Silver Pony, the title of Cassandra Wilson’s new album, comes from an incident that occurred when she was a young child.
When the accomplished, multi-Grammy-winning musician was four, a man with a pony and a camera suddenly appeared in her neighbourhood. ‘Pay to get your picture taken,” the mysterious man said. Both her brothers refused but, with her mother’s consent, Wilson took the challenge. The resultant image is on the cover of the CD.
The 11-track album contains both live recordings from her Spanish tour and material gleaned from sessions at New Orleans’s Piety Street Studios. The applause of the audience is understated and never overwhelms the otherwise studio feel of the album. One of the beautiful features of the album, a practice usually employed at live concerts, is the way one track neatly segues into the next, for instance, the percussive A Night in Seville slides unannounced into the bass-heavy Beneath a Silver Moon, on which Ravi Coltrane is featured.

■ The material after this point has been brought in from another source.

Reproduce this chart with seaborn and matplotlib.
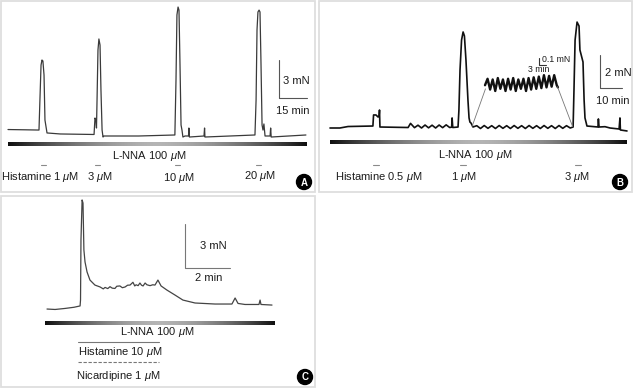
import numpy as np
import matplotlib
matplotlib.use("Agg")
import matplotlib.pyplot as plt
import seaborn as sns
from matplotlib.colors import LinearSegmentedColormap
from matplotlib.patches import Rectangle, Circle, ConnectionPatch

# ---- panel A : histamine 1-20 uM under L-NNA (time min, tension mN)
a_time = [0, 9, 16.6, 17.1, 17.7, 18.2, 18.7, 19.3, 19.8, 20.9, 28,
          46.1, 46.6, 47.1, 47.4, 47.7, 48.2, 48.7, 49.3, 49.8, 50.4, 50.9, 51.4, 70,
          89.4, 90.0, 90.5, 91.1, 91.6, 92.1, 92.7, 93.2, 93.7, 94.8,
          96.7, 96.9, 97.2, 105.0, 105.3, 105.5,
          132.3, 132.9, 133.4, 133.9, 134.5, 135.0, 135.5, 136.1, 136.6, 137.1, 137.7,
          140.4, 140.7, 141.0, 159.6]
a_force = [0.51, 0.49, 0.47, 2.84, 5.6, 6.0, 5.92, 4.81, 1.26, 0.24, 0.16,
           0.12, 1.42, 1.26, 0.63, 2.84, 6.79, 7.66, 7.18, 3.63, 0.47, -0.08, 0, 0,
           0.08, 4.42, 9.55, 10.18, 9.94, 6.0, 0.87, 0.47, -0.08, 0,
           0, 0.63, -0.08, 0, 0.63, -0.08,
           0.08, 2.84, 8.37, 9.79, 9.94, 9.79, 6.0, 0.87, 0.47, 0.95, 0,
           0, 0.63, -0.08, 0.08]
a_dose_time = [17.7, 46.6, 89.4, 132.9]
a_labels = ["Histamine 1 $\\mu$M", "3 $\\mu$M", "10 $\\mu$M", "20 $\\mu$M"]

# ---- panel B : histamine 0.5-3 uM
b_time = [0, 4.5, 8.2, 19.5, 19.8, 20.9, 21.8, 22.3, 22.5, 22.7, 35.5,
          36.6, 38.4, 40.0, 41.6, 43.2, 44.8, 46.4, 48.0, 49.6, 51.2, 52.8, 54.4,
          55.3, 55.5, 55.8, 57.5,
          58.2, 58.6, 59.1, 59.8, 60.5, 61.1, 61.8, 62.7, 63.2, 63.6, 64.1, 65.0,
          66.7, 68.4, 70.1, 71.8, 73.5, 75.2, 76.9, 78.6, 80.3, 82.0, 83.7, 85.4,
          87.1, 88.8, 90.5, 92.2, 93.9, 95.6, 97.3, 99.0, 100.7, 102.4, 104.1, 105.8,
          107.5, 109.2, 110.5,
          110.9, 111.4, 112.3, 113.2, 113.6, 115.0, 115.5, 115.9, 116.8,
          121.8, 122.0, 122.3, 125.0, 127.3, 131.4, 131.8, 132.0, 135.0]
b_force = [0, 0, 0.09, 0.12, 0.79, 0.79, 0.67, 0.70, 1.09, 0.06, 0.03,
           0.28, 0.02, 0.17, 0.0, 0.18, 0.01, 0.17, 0.0, 0.18, 0.02, 0.19, 0.03,
           0.05, 0.61, 0.03, 0.05,
           0.06, 1.09, 3.52, 5.33, 5.82, 5.58, 4.12, 1.70, 0.61, 0.36, 0.30, 0.06,
           0.14, -0.03, 0.15, -0.02, 0.14, -0.03, 0.15, -0.02, 0.14, -0.03, 0.15, -0.02,
           0.14, -0.03, 0.15, -0.02, 0.14, -0.03, 0.15, -0.02, 0.14, -0.03, 0.15, -0.02,
           0.14, 0.0, 0.06,
           2.30, 5.33, 6.42, 6.18, 4.73, 4.0, 1.70, 0.61, 0.12,
           0.06, 0.55, 0.06, 0.08, 0.0, -0.06, 0.61, -0.12, -0.18]
b_dose_time = [19.5, 59.1, 111.4]
b_labels = ["Histamine 0.5 $\\mu$M", "1 $\\mu$M", "3 $\\mu$M"]

# enlarged oscillation (inset of B)
ins_time = [0, 1.1, 2.2, 3.3, 4.4, 5.5, 6.6, 7.7, 8.8, 9.9, 11.0, 12.1, 13.2, 14.3,
            15.4, 16.5, 17.6, 18.7, 19.8, 20.9, 22.0, 23.1, 24.2, 25.3, 26.4, 27.5,
            28.6, 29.7, 30.8, 31.3]
ins_force = [0.08, 0.17, 0.02, 0.16, 0.0, 0.18, 0.03, 0.16, 0.0, 0.17, 0.02, 0.18,
             0.0, 0.16, 0.03, 0.17, 0.0, 0.18, 0.02, 0.19, 0.03, 0.20, 0.04, 0.22,
             0.05, 0.21, 0.06, 0.22, 0.08, 0.05]

# ---- panel C : histamine 10 uM + nicardipine 1 uM
c_time = [0, 0.36, 0.8, 1.2, 1.47, 1.49, 1.51, 1.56, 1.60, 1.64, 1.69, 1.78, 1.91,
          2.13, 2.36, 2.5, 2.58, 2.7, 2.8, 2.9, 3.02, 3.1, 3.24, 3.35, 3.47, 3.58,
          3.69, 3.82, 3.9, 3.96, 4.05, 4.13, 4.2, 4.27, 4.36, 4.44, 4.58, 4.7, 4.8,
          4.93, 5.07, 5.33, 5.69, 6.04, 6.58, 7.47, 8.22, 8.36, 8.49, 8.8, 9.42,
          9.47, 9.51, 10.0]
c_force = [-0.07, -0.1, -0.03, 0.05, 0.14, 0.54, 4.63, 7.35, 7.14, 3.95, 3.13, 2.45,
           1.90, 1.56, 1.43, 1.30, 1.40, 1.32, 1.45, 1.35, 1.33, 1.48, 1.50, 1.38,
           1.43, 1.55, 1.56, 1.75, 1.50, 1.58, 1.52, 1.70, 1.55, 1.50, 1.70, 1.58,
           1.52, 1.58, 1.56, 1.90, 1.50, 1.22, 0.88, 0.54, 0.34, 0.27, 0.27, 0.68,
           0.31, 0.24, 0.24, 0.54, 0.24, 0.20]
c_drug = [1.38, 4.98]

W, H = 635, 388
sns.set_style("white")
plt.rcParams["font.family"] = ["Liberation Sans", "DejaVu Sans"]
plt.rcParams["mathtext.fontset"] = "custom"
plt.rcParams["mathtext.it"] = "Liberation Sans:italic"
plt.rcParams["mathtext.rm"] = "Liberation Sans"

fig = plt.figure(figsize=(W / 100, H / 100), dpi=100)
fig.patch.set_facecolor("white")

ov = fig.add_axes([0, 0, 1, 1])
ov.axis("off")
TXT = "#1c1c1c"


def txt(x, y, s, size=8, ha="left", **kw):
    ov.text(x, y, s, fontsize=size, ha=ha, va="center", color=TXT, **kw)


def panel_ax(box, ox, oy, sx, sy):
    x0, y0, x1, y1 = box
    ax = fig.add_axes([x0 / W, 1 - y1 / H, (x1 - x0) / W, (y1 - y0) / H])
    ax.set_xlim((x0 - ox) / sx, (x1 - ox) / sx)
    ax.set_ylim((oy - y1) / sy, (oy - y0) / sy)
    ax.axis("off")
    ax.patch.set_alpha(0)
    # pixel -> data helpers for annotations
    ax.px = lambda x: (x - ox) / sx
    ax.py = lambda y: (oy - y) / sy
    return ax


bar_cmap = LinearSegmentedColormap.from_list("lnna", ["#b4b4b4", "#101010"])
grad = np.abs(np.linspace(-1, 1, 300)) ** 1.6


def lnna_bar(x0, x1, y):
    ov.imshow(grad[None, :], extent=(x0, x1, y + 1.8, y - 1.8), aspect="auto",
              cmap=bar_cmap, vmin=0, vmax=1, interpolation="bilinear")


def badge(x, y, letter):
    ov.add_patch(Circle((x, y), 7.5, color="black", zorder=5))
    ov.text(x, y + 0.5, letter, color="white", fontsize=7, fontweight="bold",
            ha="center", va="center", zorder=6)


def scalebar(ax, x, y, dt, df, color="#555555"):
    t0, f0 = ax.px(x), ax.py(y)
    ax.plot([t0, t0, t0 + dt], [f0 + df, f0, f0], color=color, lw=0.8)


# panel frames
for x0, y0, x1, y1 in [(1, 1, 315, 192), (319, 1, 632, 192), (1, 196, 315, 387)]:
    ov.add_patch(Rectangle((x0, y0), x1 - x0, y1 - y0, fill=False,
                           ec="#dedede", lw=1.3))

# ---------------- A
axA = panel_ax((1, 1, 315, 192), 8, 136, 28 / 15, 38 / 3)
sns.lineplot(x=a_time, y=a_force, ax=axA, sort=False, estimator=None,
             color="#3a3a3a", lw=0.9)
scalebar(axA, 279, 98, 15, 3)
yd = axA.py(165)
for t in a_dose_time:
    axA.plot([t, t + 2.8], [yd, yd], color="#8a8a8a", lw=0.8)
lnna_bar(8, 307, 144.5)
txt(149, 156, "L-NNA 100 $\\mu$M", ha="center")
for (x, y), s in zip([(1, 177), (87, 177), (163, 178), (244, 176)], a_labels):
    txt(x, y, s)
txt(283, 81, "3 mN")
txt(276, 111, "15 min")
badge(304, 182, "A")

# ---------------- B
axB = panel_ax((319, 1, 632, 192), 330, 128, 2.2, 16.5)
sns.lineplot(x=b_time, y=b_force, ax=axB, sort=False, estimator=None,
             color="#111111", lw=1.2)
scalebar(axB, 600, 88, 10, 2)
yd = axB.py(165)
for t in b_dose_time:
    axB.plot([t, t + 2.7], [yd, yd], color="#8a8a8a", lw=0.8)
lnna_bar(330, 627, 142.5)
txt(475, 155, "L-NNA 100 $\\mu$M", ha="center")
for (x, y), s in zip([(335, 177), (451, 177), (564, 177)], b_labels):
    txt(x, y, s)
txt(605, 73, "2 mN")
txt(596, 101, "10 min")
badge(620, 182, "B")

# inset of the oscillation
axI = panel_ax((470, 45, 580, 100), 485, 91, 2.33, 72)
sns.lineplot(x=ins_time, y=ins_force, ax=axI, sort=False, estimator=None,
             color="#111111", lw=1.7)
scalebar(axI, 539, 65, 3, 0.1, color="#333333")
txt(542, 60, "0.1 mN", size=6.3)
txt(528, 69, "3 min", size=6.3)
for (ti, fi), (tb, fb) in [((0.2, 0.03), (64.6, 0.1)), ((31.1, 0.06), (110.3, 0.08))]:
    fig.add_artist(ConnectionPatch((ti, fi), (tb, fb), coordsA=axI.transData,
                                   coordsB=axB.transData, color="#777777", lw=0.6))

# ---------------- C
axC = panel_ax((1, 196, 315, 387), 47, 308, 22.5, 14.7)
sns.lineplot(x=c_time, y=c_force, ax=axC, sort=False, estimator=None,
             color="#444444", lw=0.9)
scalebar(axC, 185, 268, 2, 3, color="#777777")
axC.plot(c_drug, [axC.py(342)] * 2, color="#777777", lw=0.8)
axC.plot(c_drug, [axC.py(362)] * 2, color="#777777", lw=0.8, ls=(0, (3, 1.5)))
lnna_bar(45, 275, 323)
txt(157, 332, "L-NNA 100 $\\mu$M", ha="center")
txt(120, 352, "Histamine 10 $\\mu$M", ha="center")
txt(118, 376, "Nicardipine 1 $\\mu$M", ha="center")
txt(200, 246, "3 mN")
txt(195, 278, "2 min")
badge(305, 377, "C")

ov.set_xlim(0, W)
ov.set_ylim(H, 0)

fig.savefig("out.png", dpi=100)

The album consists of standards, pop, blues and her own compositions; some of the songs Wilson has redone include compositions by Stevie Wonder (If it’s Magic), Paul McCartney (Blackbird) and Bernard Roth’s blues composition, Forty Days and Forty Nights.
Certain offerings by accomplished vocalists at times feel as though they are riding over an atrophied sound, as if working on the premise that the voice and not the instrumentation will carry the music. That’s not the pattern of this album. Wilson has featured accomplished musicians including Coltrane (son of legendary saxophonist John Coltrane) on Beneath a Silver Moon and R&B sensation John Legend (voice and piano) features on the last track, Watch the Sunrise.
Bluesy accents
Other seasoned musicians are Marvin Sewell on electric guitar, Jonathan Batiste on piano, Reginald Veal on electric bass, Herlin Riley on drums and Lekan Babalola on percussion. Each of these musicians is given space to showcase their various strengths and talents, but this never overwhelms Wilson’s rich contralto and its natural inclination to explore the depths of the blues and the highs of the jazz sound.
The album is, in a sense, a journey. Every song is an imprint of where she has been. The singer, who was born in Jackson, Mississippi, and grew up listening to pop, blues and jazz, brings all this history to this CD.
The bluesy accents of New Orleans, where she lived for a while, come alive on the track Saddle up My Pony (written by Delta Blues maestro Charley Patton).
On Wonder’s If It’s Magic Wilson offers a measured, spare rendition and her collaboration with Legend on Watch the Sunrise is a good-natured duel by two great musicians; it shows her ability to hold her own in the presence of one of today’s R&B greats. Silver Pony is an accomplished CD.